The below files are two versions of the same file to enable or disable JWT token authentication.

/opt/crayfish/Houdini/config/packages/security.yaml | www-data:www-data/644

Enabled JWT token authentication:

# To disable Syn checking, set syn_enabled=false in crayfish_commons.yaml and remove this configuration file.
security:

    # https://symfony.com/doc/current/security.html#where-do-users-come-from-user-providers
    providers:
        users_in_memory: { memory: null }
        jwt:
            lexik_jwt: ~
    firewalls:
        dev:
            pattern: ^/(_(profiler|wdt)|css|images|js)/
            security: false
        main:
            # To enable Syn, change anonymous to false and uncomment the lines further below
            anonymous: false
            # Need stateless or it reloads the User based on a token.
            stateless: true

            # To enable JWT authentication, uncomment the below 2 lines and change anonymous to false above.
            provider: jwt
            jwt: ~

            # activate different ways to authenticate
            # https://symfony.com/doc/5.4/security.html#firewalls-authentication

            # https://symfony.com/doc/5.4/security/impersonating_user.html
            # switch_user: true

    # Easy way to control access for large sections of your site
    # Note: Only the *first* access control that matches will be used
    access_control:
        # - { path: ^/admin, roles: ROLE_ADMIN }
        # - { path: ^/profile, roles: ROLE_USER }

Disabled JWT token authentication:

security:

    # https://symfony.com/doc/current/security.html#where-do-users-come-from-user-providers
    providers:
        jwt_user_provider:
            id: Islandora\Crayfish\Commons\Syn\JwtUserProvider

    firewalls:
        dev:
            pattern: ^/(_(profiler|wdt)|css|images|js)/
            security: false
        main:
            anonymous: true
            # Need stateless or it reloads the User based on a token.
            stateless: true

Hypercube (OCR)

Enable JSON Web Token (JWT) based access to the service by updating the security settings. Edit /opt/crayfish/Hypercube/config/packages/security.yaml to set firewalls: main: anonymous to false and uncomment the provider and jwt lines further down in that section.

Edit /opt/crayfish/Hypercube/config/packages/monolog.yaml to point to the new logging directory:

        hypercube:
            type: rotating_file
            path: /var/logs/islandora/Hypercube.log

Edit the commons config to update it with Fedora's location (if necessary) and enable the apix middleware in /opt/crayfish/Hypercube/config/packages/crayfish_commons.yaml:

crayfish_commons:
  fedora_base_uri: 'http://localhost:8080/fcrepo/rest'
  apix_middleware_enabled: true

Milliner (Fedora indexing)

Enable JSON Web Token (JWT) based access to the service by updating the security settings.
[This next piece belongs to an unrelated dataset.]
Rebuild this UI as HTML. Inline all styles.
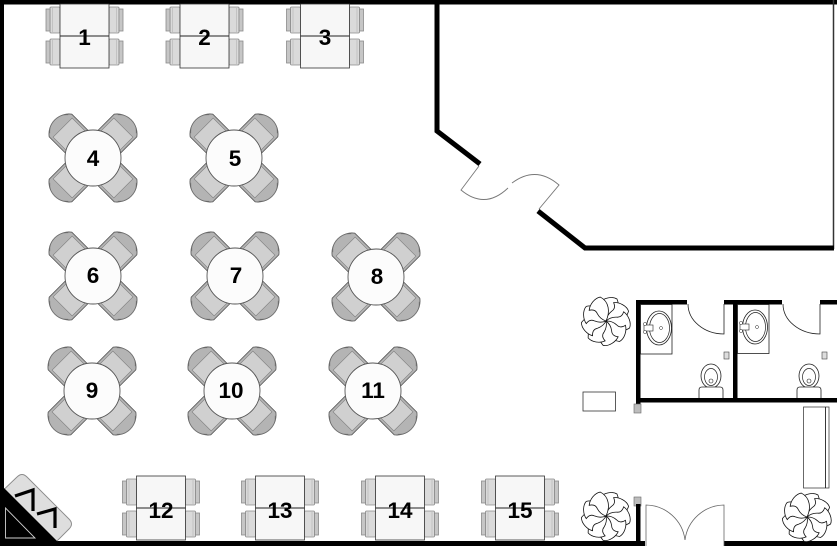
<!DOCTYPE html>
<html><head><meta charset="utf-8"><style>
html,body{margin:0;padding:0;background:#fff;}
svg{display:block;}
text{font-family:"Liberation Sans",Arial,sans-serif;font-weight:bold;font-size:22.5px;fill:#000;text-anchor:middle;}
</style></head><body>
<svg width="837" height="546" viewBox="0 0 837 546" xmlns="http://www.w3.org/2000/svg">
<defs>
  <g id="cc">
    <path d="M16,-16 L46,-16 A20,20 0 0 1 46,16 L16,16 Z" fill="#b4b4b4" stroke="#555" stroke-width="0.8"/>
    <path d="M18,-13.5 L43,-13.5 L43,13.5 L18,13.5 Z" fill="#d0d0d0" stroke="#808080" stroke-width="0.6"/>
    <path d="M48,-13 A17,17 0 0 1 48,13" fill="none" stroke="#7a7a7a" stroke-width="0.6"/>
  </g>
  <g id="rt">
    <use href="#cc" transform="rotate(45)"/>
    <use href="#cc" transform="rotate(135)"/>
    <use href="#cc" transform="rotate(225)"/>
    <use href="#cc" transform="rotate(315)"/>
    <circle cx="0" cy="0" r="28" fill="#fcfcfc" stroke="#555" stroke-width="0.9"/>
  </g>
  <g id="rc">
    <rect x="-10" y="0" width="10" height="26" rx="1" fill="#dadada" stroke="#8a8a8a" stroke-width="0.8"/>
    <rect x="-14" y="2" width="4" height="22" fill="#c6c6c6" stroke="#8a8a8a" stroke-width="0.8"/>
    <line x1="-7.5" y1="1" x2="-7.5" y2="25" stroke="#b2b2b2" stroke-width="0.6"/>
  </g>
  <g id="sq">
    <use href="#rc" transform="translate(-24.5,-29)"/>
    <use href="#rc" transform="translate(-24.5,3)"/>
    <use href="#rc" transform="translate(24.5,-29) scale(-1,1)"/>
    <use href="#rc" transform="translate(24.5,3) scale(-1,1)"/>
    <rect x="-24.5" y="-32" width="49" height="64" fill="#f7f7f7" stroke="#333" stroke-width="0.8"/>
    <line x1="-24.5" y1="0" x2="24.5" y2="0" stroke="#222" stroke-width="0.9"/>
  </g>
  <path id="pt" d="M0,0 C9,-4 15,-13 11,-22 C6,-25 -2,-23 -6,-19 C-2,-17 -1,-14 -2,-11 C-3,-6 -2,-3 0,0 Z" fill="#fff" stroke="#111" stroke-width="0.8"/>
  <g id="plant">
    <use href="#pt" transform="rotate(0)"/>
    <use href="#pt" transform="rotate(40)"/>
    <use href="#pt" transform="rotate(80)"/>
    <use href="#pt" transform="rotate(120)"/>
    <use href="#pt" transform="rotate(160)"/>
    <use href="#pt" transform="rotate(200)"/>
    <use href="#pt" transform="rotate(240)"/>
    <use href="#pt" transform="rotate(280)"/>
    <use href="#pt" transform="rotate(320)"/>
  </g>
  <g id="toilet">
    <ellipse cx="0" cy="0" rx="10" ry="12" fill="#fff" stroke="#222" stroke-width="0.8"/>
    <ellipse cx="0" cy="1" rx="6.5" ry="8.5" fill="#fff" stroke="#222" stroke-width="0.7"/>
    <circle cx="0" cy="5" r="2" fill="none" stroke="#222" stroke-width="0.6"/>
    <path d="M-12,22 L-12,14 Q-12,11 -9,11 L9,11 Q12,11 12,14 L12,22" fill="#fff" stroke="#222" stroke-width="0.8"/>
  </g>
  <g id="sink">
    <ellipse cx="0" cy="0" rx="12.5" ry="17" fill="#fff" stroke="#222" stroke-width="0.8"/>
    <ellipse cx="0.5" cy="0" rx="10" ry="14.5" fill="#fff" stroke="#222" stroke-width="0.7"/>
    <rect x="-15" y="-3" width="9" height="6" fill="#fff" stroke="#222" stroke-width="0.6"/>
    <circle cx="-14" cy="-4" r="1.6" fill="#fff" stroke="#222" stroke-width="0.5"/>
    <circle cx="-14" cy="4" r="1.6" fill="#fff" stroke="#222" stroke-width="0.5"/>
    <circle cx="2" cy="0" r="1.5" fill="none" stroke="#222" stroke-width="0.5"/>
  </g>
</defs>

<!-- outer walls -->
<rect x="0" y="0" width="837" height="4.5" fill="#000"/>
<rect x="0" y="0" width="4" height="495" fill="#000"/>
<rect x="0" y="541" width="645" height="5" fill="#000"/>
<rect x="724" y="541" width="113" height="5" fill="#000"/>
<line x1="833.5" y1="0" x2="833.5" y2="249" stroke="#333" stroke-width="1.5"/>

<!-- inner kitchen wall -->
<polyline points="437,0 437,131 480,164" fill="none" stroke="#000" stroke-width="5"/>
<polyline points="538,211 585,248 834,248" fill="none" stroke="#000" stroke-width="5"/>
<!-- swing door -->
<path d="M479,166 L461,190 Q485,210 508,188" fill="none" stroke="#777" stroke-width="0.9"/>
<path d="M539,209 L559,185 Q536,165 512,183" fill="none" stroke="#777" stroke-width="0.9"/>

<!-- restroom walls -->
<rect x="636" y="300" width="51" height="4.5" fill="#000"/>
<rect x="724" y="300" width="58" height="4.5" fill="#000"/>
<rect x="820" y="300" width="17" height="4.5" fill="#000"/>
<rect x="636" y="300" width="4.5" height="105" fill="#000"/>
<rect x="733" y="300" width="4.5" height="100" fill="#000"/>
<rect x="636" y="398" width="201" height="4.5" fill="#000"/>
<rect x="634" y="404" width="7" height="9" fill="#bdbdbd" stroke="#666" stroke-width="0.6"/>
<rect x="634" y="497" width="7" height="9" fill="#bdbdbd" stroke="#666" stroke-width="0.6"/>
<rect x="636" y="504" width="4.5" height="42" fill="#000"/>

<!-- restroom doors -->
<path d="M688,304 A36,30 0 0 0 724,334 L724,304" fill="none" stroke="#222" stroke-width="0.8"/>
<path d="M783,304 A37,30 0 0 0 820,334 L820,304" fill="none" stroke="#222" stroke-width="0.8"/>

<!-- sinks -->
<rect x="640.5" y="304.5" width="31.5" height="49.5" fill="#fff" stroke="#222" stroke-width="0.8"/>
<use href="#sink" transform="translate(659,328)"/>
<rect x="737.5" y="304.5" width="31.5" height="49" fill="#fff" stroke="#222" stroke-width="0.8"/>
<use href="#sink" transform="translate(755,327)"/>
<!-- paper holders -->
<rect x="724" y="352" width="5" height="7" fill="#ddd" stroke="#444" stroke-width="0.6"/>
<rect x="822" y="352" width="5" height="7" fill="#ddd" stroke="#444" stroke-width="0.6"/>
<!-- toilets -->
<use href="#toilet" transform="translate(711,376)"/>
<use href="#toilet" transform="translate(809,376)"/>

<!-- small rect near restrooms -->
<rect x="583" y="392" width="32.5" height="19" fill="#fff" stroke="#333" stroke-width="0.8"/>

<!-- bench -->
<rect x="803.5" y="407" width="25.5" height="81" fill="#fff" stroke="#444" stroke-width="0.8"/>
<line x1="825.5" y1="407" x2="825.5" y2="488" stroke="#222" stroke-width="0.9"/>

<!-- entrance double door -->
<path d="M646,546 L646,505 A40,40 0 0 1 685,540" fill="none" stroke="#666" stroke-width="0.8"/>
<path d="M724,546 L724,505 A40,40 0 0 0 685,540" fill="none" stroke="#666" stroke-width="0.8"/>

<!-- plants -->
<use href="#plant" transform="translate(606,321)"/>
<use href="#plant" transform="translate(606,516)"/>
<use href="#plant" transform="translate(807,517)"/>

<!-- stairs corner -->
<path d="M-6,499 L17,477 Q22,472 27,477 L69,519 Q74,524 69,529 L50,548 L-6,548 Z" fill="#dedede" stroke="#8a8a8a" stroke-width="0.9"/>
<polygon points="0,484 62,546 0,546" fill="#000"/>
<polygon points="5.5,508 5.5,538 35,538" fill="none" stroke="#d0d0d0" stroke-width="0.9"/>
<polyline points="15,496 33,490 33,511" fill="none" stroke="#000" stroke-width="3.2"/>
<polyline points="37,514 55,509 55,528" fill="none" stroke="#000" stroke-width="3.2"/>

<!-- top tables -->
<use href="#sq" transform="translate(84.5,36)"/>
<use href="#sq" transform="translate(204.5,36)"/>
<use href="#sq" transform="translate(325,36)"/>
<text x="84.5" y="45">1</text>
<text x="204.5" y="45">2</text>
<text x="325" y="45">3</text>

<!-- round tables -->
<use href="#rt" transform="translate(93,158)"/>
<use href="#rt" transform="translate(234,158)"/>
<use href="#rt" transform="translate(93,276)"/>
<use href="#rt" transform="translate(235,276)"/>
<use href="#rt" transform="translate(376,277)"/>
<use href="#rt" transform="translate(92,391)"/>
<use href="#rt" transform="translate(232,391)"/>
<use href="#rt" transform="translate(373,391)"/>
<text x="93" y="166">4</text>
<text x="235" y="166">5</text>
<text x="93" y="283">6</text>
<text x="236" y="283">7</text>
<text x="377" y="284">8</text>
<text x="92" y="398">9</text>
<text x="231" y="398">10</text>
<text x="373" y="398">11</text>

<!-- bottom tables -->
<use href="#sq" transform="translate(161,508)"/>
<use href="#sq" transform="translate(280,508)"/>
<use href="#sq" transform="translate(400,508)"/>
<use href="#sq" transform="translate(520,508)"/>
<text x="161" y="518">12</text>
<text x="280" y="518">13</text>
<text x="400" y="518">14</text>
<text x="520" y="518">15</text>
</svg>
</body></html>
Edit /opt/crayfish/Milliner/config/packages/security.yaml to set firewalls: main: anonymous to false and uncomment the provider and jwt lines further down in that section.

Edit /opt/crayfish/Milliner/config/packages/monolog.yaml to point to the new logging directory:

        milliner:
            type: rotating_file
            path: /var/logs/islandora/Milliner.log

Edit the commons config to update it with Fedora's location (if necessary) and enable the apix middleware in /opt/crayfish/Milliner/config/packages/crayfish_commons.yaml:

Creating Apache Configurations for Crayfish Components

Finally, we need appropriate Apache configurations for Crayfish; these will allow other services to connect to Crayfish components via their HTTP endpoints.

Each endpoint we need to be able to connect to will get its own .conf file, which we will then enable.

Possible Route Collisions

These configurations would potentially have collisions with Drupal routes, if any are created in Drupal with the same name. If this is a concern, it would likely be better to reserve a subdomain or another port specifically for Crayfish. For the purposes of this installation guide, these endpoints will suffice.

/etc/apache2/conf-available/Homarus.conf | root:root/644

Alias "/homarus" "/opt/crayfish/Homarus/public"
<Directory "/opt/crayfish/Homarus/public">
  FallbackResource /homarus/index.php
  Require all granted
  DirectoryIndex index.php
  SetEnv JWT_PUBLIC_KEY /opt/keys/syn_public.key
  SetEnvIf Authorization "(.*)" HTTP_AUTHORIZATION=$1
</Directory>

/etc/apache2/conf-available/Houdini.conf | root:root/644

Alias "/houdini" "/opt/crayfish/Houdini/public"
<Directory "/opt/crayfish/Houdini/public">
  FallbackResource /houdini/index.php
  Require all granted
  DirectoryIndex index.php
  SetEnv JWT_PUBLIC_KEY /opt/keys/syn_public.key
  SetEnvIf Authorization "(.*)" HTTP_AUTHORIZATION=$1
</Directory>

/etc/apache2/conf-available/Hypercube.conf | root:root/644

Alias "/hypercube" "/opt/crayfish/Hypercube/public"
<Directory "/opt/crayfish/Hypercube/public">
  FallbackResource /hypercube/index.php
  Require all granted
  DirectoryIndex index.php
  SetEnv JWT_PUBLIC_KEY /opt/keys/syn_public.key
  SetEnvIf Authorization "(.*)" HTTP_AUTHORIZATION=$1
</Directory>

/etc/apache2/conf-available/Milliner.conf | root:root/644

Alias "/milliner" "/opt/crayfish/Milliner/public"
<Directory "/opt/crayfish/Milliner/public">
  FallbackResource /milliner/index.php
  Require all granted
  DirectoryIndex index.php
  SetEnv JWT_PUBLIC_KEY /opt/keys/syn_public.key
  SetEnvIf Authorization "(.*)" HTTP_AUTHORIZATION=$1
</Directory>

/etc/apache2/conf-available/CrayFits.conf | root:root/644

Alias "/crayfits" "/opt/crayfish/CrayFits/public"
<Directory "/opt/crayfish/CrayFits/public">
  FallbackResource /crayfits/index.php
  Require all granted
  DirectoryIndex index.php
  SetEnv JWT_PUBLIC_KEY /opt/keys/syn_public.key
  SetEnvIf Authorization "(.*)" HTTP_AUTHORIZATION=$1
</Directory>

Enabling Each Crayfish Component Apache Configuration

Enabling each of these configurations involves creating a symlink to them in the conf-enabled directory; the standardized method of doing this in Apache is with a2enconf.

sudo a2enconf Homarus Houdini Hypercube Milliner CrayFits

Restarting the Apache Service

Finally, to get these new endpoints up and running, we need to restart the Apache service.

sudo systemctl restart apache2

Last update: September 25, 2024